Within days of becoming president of the United States, Obama was urged to throw his energies into resolving the conflict between Israel and Palestine. The call came from 10 former US government officials representing both major political parties; their eminence lends their appeal great importance as the new American foreign policy unfolds.
The group issued a report which we believe offers a clear- sighted view of the situation and proposes a balanced, effective and fair approach for resolving the conflict. It will remain involved and continue to offer ideas and support to the White House.
We think, as does the American group, that the Israelis and Palestinians are not in a position to restart the peace process by themselves. In the current context, the United States, and the president himself, have a unique responsibility to initiate a process for a settlement based on principles already agreed by Israelis and Palestinians.
The US group is correct in stressing the need for a two-state solution based on the lines of June 4th, 1967, with minor, reciprocal and agreed-upon modifications as expressed in a one-to-one land swap, to take into account areas heavily populated by Israelis in the West Bank.
In this regard, we believe that the construction of the Wall, and even its very existence, will need to be revised within the framework of a comprehensive settlement.

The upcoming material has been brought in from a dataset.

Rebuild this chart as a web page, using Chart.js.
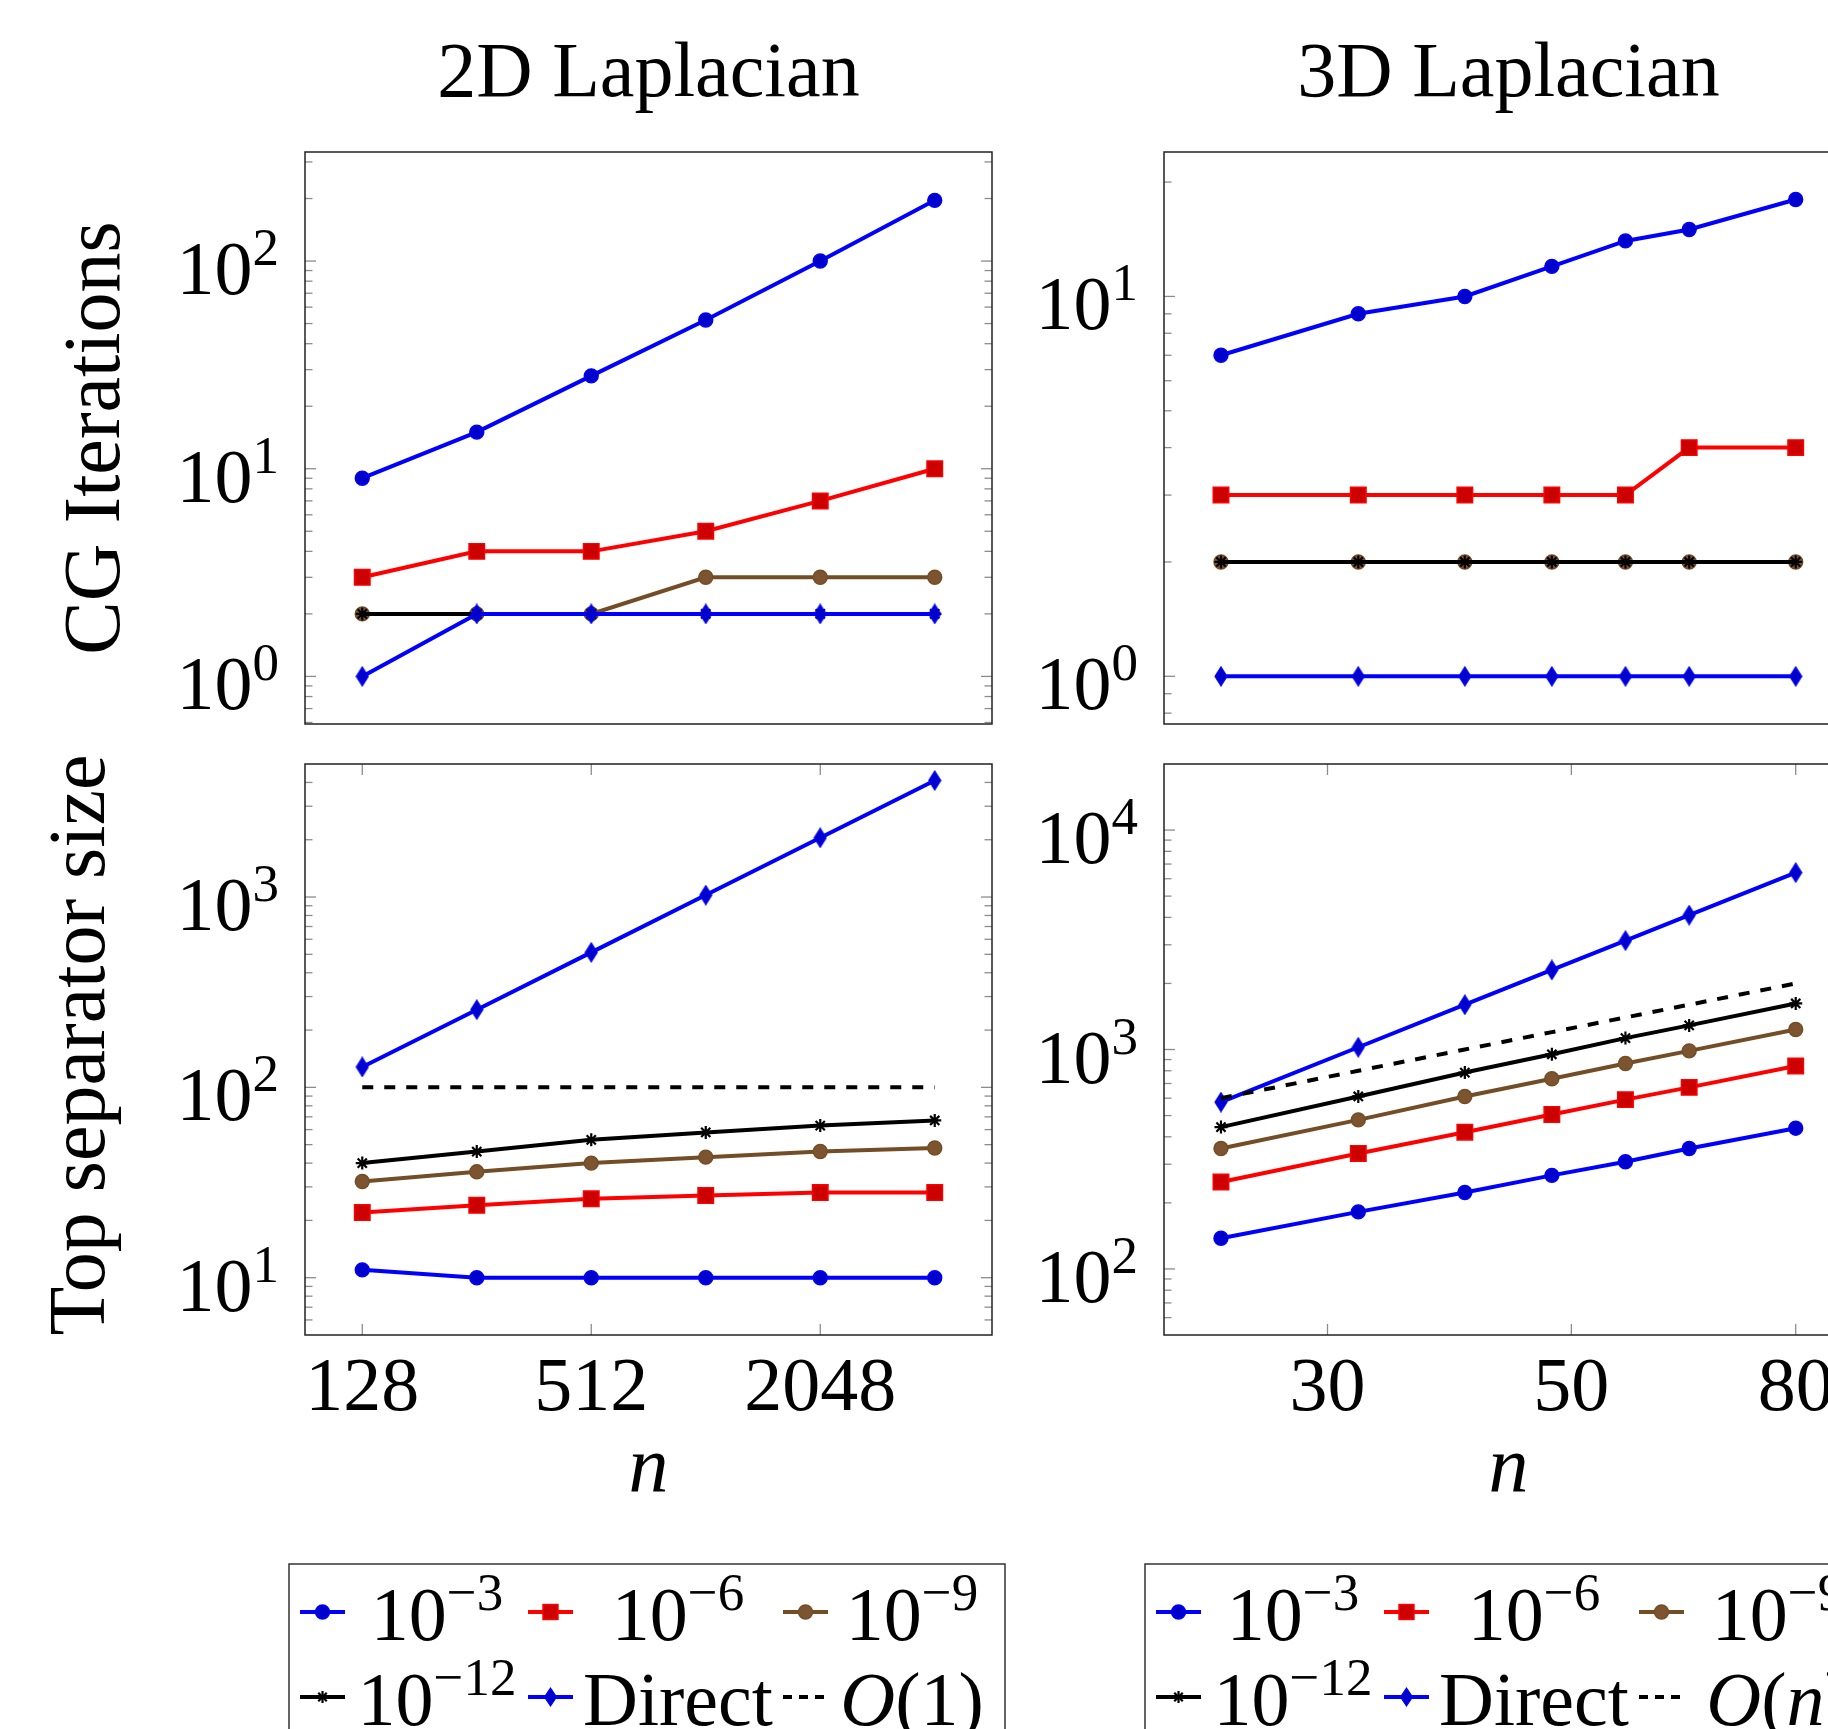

The refugee problem would be settled in a way consistent with the two-state solution, which does not entail a general right of return, but addresses the Palestinian refugees’ sense of injustice, and provides them with meaningful financial compensation as well as resettlement assistance.
As for Jerusalem, the city would be home to both capitals, with Jewish neighbourhoods falling under Israeli sovereignty and Arab neighbourhoods under Palestinian sovereignty, with special arrangements for the Old City providing each side control of its respective holy places and unimpeded access by each community to them.
The Palestinian state would be demilitarised and provided with security mechanisms that address Israeli concerns while respecting Palestinian sovereignty.
Finally, a multinational force would be deployed to ensure a peaceful transitional security period. This coalition peacekeeping structure, under United Nations mandate, would include American leadership of a Nato force supplemented by Jordanians, Egyptians and others.
For Palestinians to be empowered again as a reliable partner, capable of reaching and implementing an agreement, they need to form a national unity government that includes Hamas.
Israel itself, through its indirect negotiation with Hamas, has acknowledged that the movement is simply too important and powerful to be ignored.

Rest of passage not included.